The Moral Hazards of Insurance

Wikipedia’s article on the history of insurance (here) contains a paragraph under the heading Moral Hazard in which only the risks of the insurer are mentioned. People take out fire insurance and then, later, set fire to the house to collect the insurance. Suicide and murder are committed to collect life insurance. People lie on their applications. An article in today’s New York Times on the business page, “Not All Homeowners’ Policies Are Alike,” reminded me of moral hazard once again. It can cut both ways. I’ve noticed years ago that moral hazard is a kind of center of this industry around which it necessarily rotates. Companies are very eager to sell insurance but display a marked reluctance to pay out.

The article tells of the labors of Daniel Schwarcz, a professor at the University of Minnesota Law School, to adopt uniform language in homeowners’ policies. The traditional language evidently insured the buyer against “direct physical loss to property,” but in many policies modified language has been substituted calling for “sudden and accidental direct loss to property.” Under this new clause, according to the article, a homeowner might be denied coverage of damage due to vandalism (not accidental) or the fall of an old tree (not sudden but long in coming). The companies, according to Schwarcz, are rigging the language to aid deniability—of coverage—by the ambiguities introduced by language.

My 1956 Encyclopedia Britannica tells me that fire insurance, the core of homeowners’ insurance, expanded in the twentieth century to cover damage from wind, water, and explosions. “The expansion of this branch of fire insurance company operation was particularly marked in the United States,” the EB says. Back then already. Now things are changing back—but in a fuzzy sort of way, by means of linguistic changes.

Whereas, I might here underline, the whole foundation of insurance has always been clarity. You’re either alive or dead, and life insurance doesn’t pay out when you’re simply ill. The object insured must be clearly definable: this house, this ship. Ambiguity is best left out of the policies—rather than increased by adding words the meaning of which gets rapidly foggy as soon as real dollars must be handed over.

Moral hazard is implicit in this business when those insured and those insuring are distinct and different entities. Like it or not, an insurance company’s best case scenario is one in which no losses are incurred at all. Therefore the temptation to limit payout is always present within the company—and indeed machinery is also present to keep that payout to a minimum and then, if possible, to delay that payment as long as possible. Whereas the best case for the buyer of insurance is to get paid fully for the loss, promptly, and in a sum equal to the actual replacement value of an equivalent property, in an equivalent neighborhood, today.

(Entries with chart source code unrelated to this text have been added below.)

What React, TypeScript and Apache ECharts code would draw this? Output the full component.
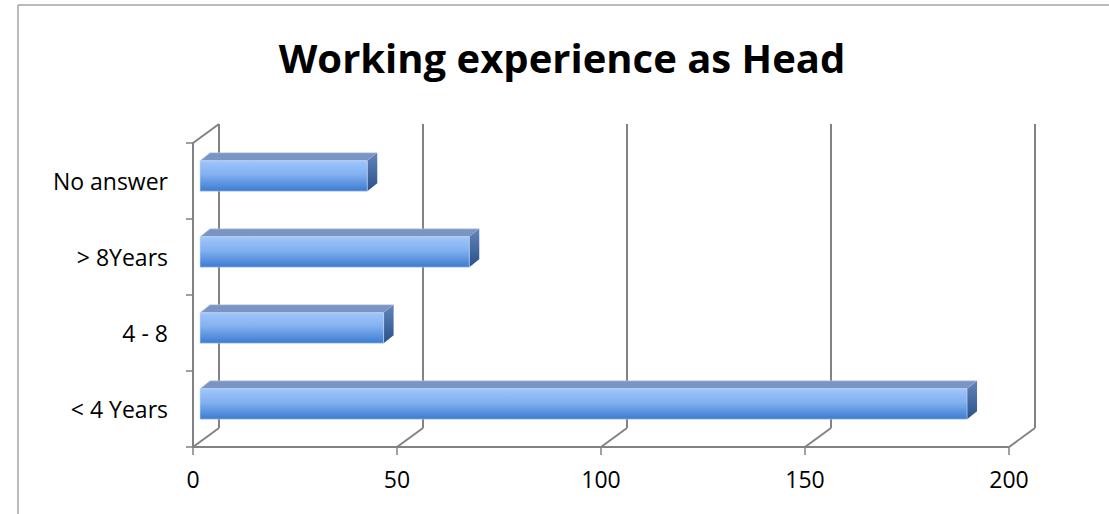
import React, { useEffect, useRef } from "react";
import * as echarts from "echarts";

// ---- data ----
const categories = ["< 4 Years", "4 - 8", "> 8Years", "No answer"];
const values = [188, 45, 66, 41];
const xTicks = [0, 50, 100, 150, 200];
const titleText = "Working experience as Head";

// ---- layout / style constants ----
const DEPTH_X = 26;
const DEPTH_Y = 19;
const BAR_DX = 10;
const BAR_DY = 8;
const BAR_SHIFT_X = 7;
const BAR_SHIFT_Y = -5;
const GRAY = "#828282";
const FONT = "'Open Sans', 'Noto Sans', sans-serif";

export default function App() {
  const ref = useRef<HTMLDivElement>(null);

  useEffect(() => {
    const chart = echarts.init(ref.current as HTMLDivElement, null, { renderer: "svg" });

    const option: any = {
      animation: false,
      backgroundColor: "#ffffff",
      textStyle: { fontFamily: FONT },
      grid: { left: 193, right: 100, top: 143, bottom: 67, containLabel: false },
      xAxis: {
        type: "value",
        min: 0,
        max: 200,
        interval: 50,
        axisLine: { show: true, lineStyle: { color: GRAY, width: 2 } },
        axisTick: { show: true, length: 8, lineStyle: { color: GRAY, width: 1.5 } },
        splitLine: { show: false },
        axisLabel: { color: "#000", fontSize: 23, fontFamily: FONT, margin: 20 },
      },
      yAxis: {
        type: "category",
        data: categories,
        axisLine: { show: true, lineStyle: { color: GRAY, width: 2 } },
        axisTick: { show: true, length: 7, lineStyle: { color: GRAY, width: 1.5 } },
        splitLine: { show: false },
        axisLabel: { color: "#000", fontSize: 23, fontFamily: FONT, margin: 25 },
      },
      graphic: [
        {
          type: "line",
          shape: { x1: 18, y1: 5, x2: 1109, y2: 5 },
          style: { stroke: "#a3a3a3", lineWidth: 1.5 },
          silent: true,
        },
        {
          type: "line",
          shape: { x1: 18, y1: 5, x2: 18, y2: 514 },
          style: { stroke: "#a3a3a3", lineWidth: 1.5 },
          silent: true,
        },
        {
          type: "text",
          x: 562,
          y: 57,
          style: {
            text: titleText,
            fontFamily: FONT,
            fontWeight: "bold",
            fontSize: 40,
            fill: "#000",
            align: "center",
            verticalAlign: "middle",
          },
          silent: true,
        },
      ],
      series: [
        {
          type: "custom",
          name: "walls",
          silent: true,
          clip: false,
          z: 1,
          data: xTicks.map((v) => [v, 0]),
          renderItem: (params: any, api: any) => {
            const cs = params.coordSys;
            const v = api.value(0);
            const px = api.coord([v, 0])[0];
            const top = cs.y;
            const bottom = cs.y + cs.height;
            const ls = { stroke: GRAY, lineWidth: 2, fill: null };
            const children: any[] = [
              { type: "line", shape: { x1: px + DEPTH_X, y1: top - DEPTH_Y, x2: px + DEPTH_X, y2: bottom - DEPTH_Y }, style: ls },
              { type: "line", shape: { x1: px, y1: bottom, x2: px + DEPTH_X, y2: bottom - DEPTH_Y }, style: ls },
            ];
            if (v === xTicks[0]) {
              children.push({ type: "line", shape: { x1: px, y1: top, x2: px + DEPTH_X, y2: top - DEPTH_Y }, style: ls });
            }
            return { type: "group", children };
          },
        },
        {
          type: "custom",
          name: "bars",
          clip: false,
          z: 5,
          data: values.map((v, i) => [v, i]),
          renderItem: (params: any, api: any) => {
            const v = api.value(0);
            const idx = api.value(1);
            const p0 = api.coord([0, idx]);
            const p1 = api.coord([v, idx]);
            const band = api.size([0, 1])[1];
            const h = band * 0.4;
            const x0 = p0[0] + BAR_SHIFT_X;
            const x1 = p1[0] + BAR_SHIFT_X;
            const yc = p0[1] + BAR_SHIFT_Y;
            const y0 = yc - h / 2;
            const y1 = yc + h / 2;
            return {
              type: "group",
              children: [
                {
                  type: "polygon",
                  shape: { points: [[x0, y0], [x0 + BAR_DX, y0 - BAR_DY], [x1 + BAR_DX, y0 - BAR_DY], [x1, y0]] },
                  style: { fill: "#7a95c4", stroke: "#c3d2ea", lineWidth: 0.6 },
                },
                {
                  type: "polygon",
                  shape: { points: [[x1, y0], [x1 + BAR_DX, y0 - BAR_DY], [x1 + BAR_DX, y1 - BAR_DY], [x1, y1]] },
                  style: {
                    fill: new echarts.graphic.LinearGradient(0, 0, 0, 1, [
                      { offset: 0, color: "#6384b8" },
                      { offset: 1, color: "#2a518b" },
                    ]),
                  },
                },
                {
                  type: "rect",
                  shape: { x: x0, y: y0, width: x1 - x0, height: h },
                  style: {
                    fill: new echarts.graphic.LinearGradient(0, 0, 0, 1, [
                      { offset: 0, color: "#9fc6fc" },
                      { offset: 0.45, color: "#82b0f0" },
                      { offset: 1, color: "#3c7bd0" },
                    ]),
                    stroke: "#c8daf4",
                    lineWidth: 0.6,
                  },
                },
              ],
            };
          },
        },
      ],
    };

    chart.setOption(option);
    return () => {
      chart.dispose();
    };
  }, []);

  return (
    <div
      ref={ref}
      style={{ position: "fixed", left: 0, top: 0, width: 1109, height: 514, background: "#fff" }}
    />
  );
}
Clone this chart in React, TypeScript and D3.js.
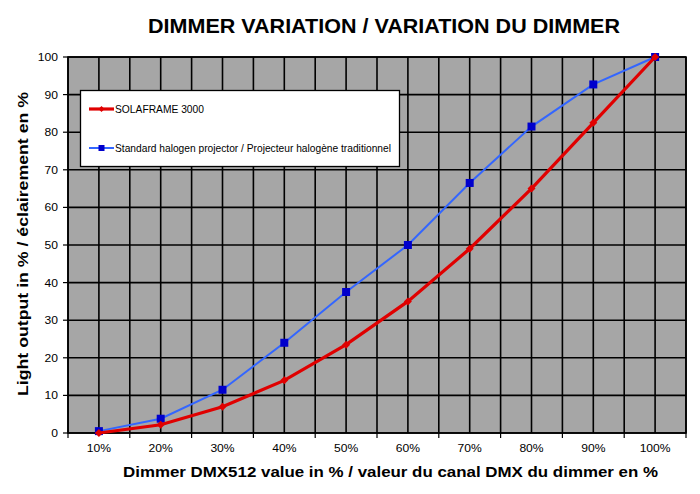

Insurance has always had two forms—the commercial and the mutual kind. What we have today is mostly of the former. The latter, mutual societies, once called “friendly societies” and “benevolent societies,” were owned by the members themselves. They made all of the contributions and also decided on controversial payouts. In such cases thinking up schemes under which the company can refuse full or even partial payment will not automatically benefit some bright new fellow hoping soon to become vice president.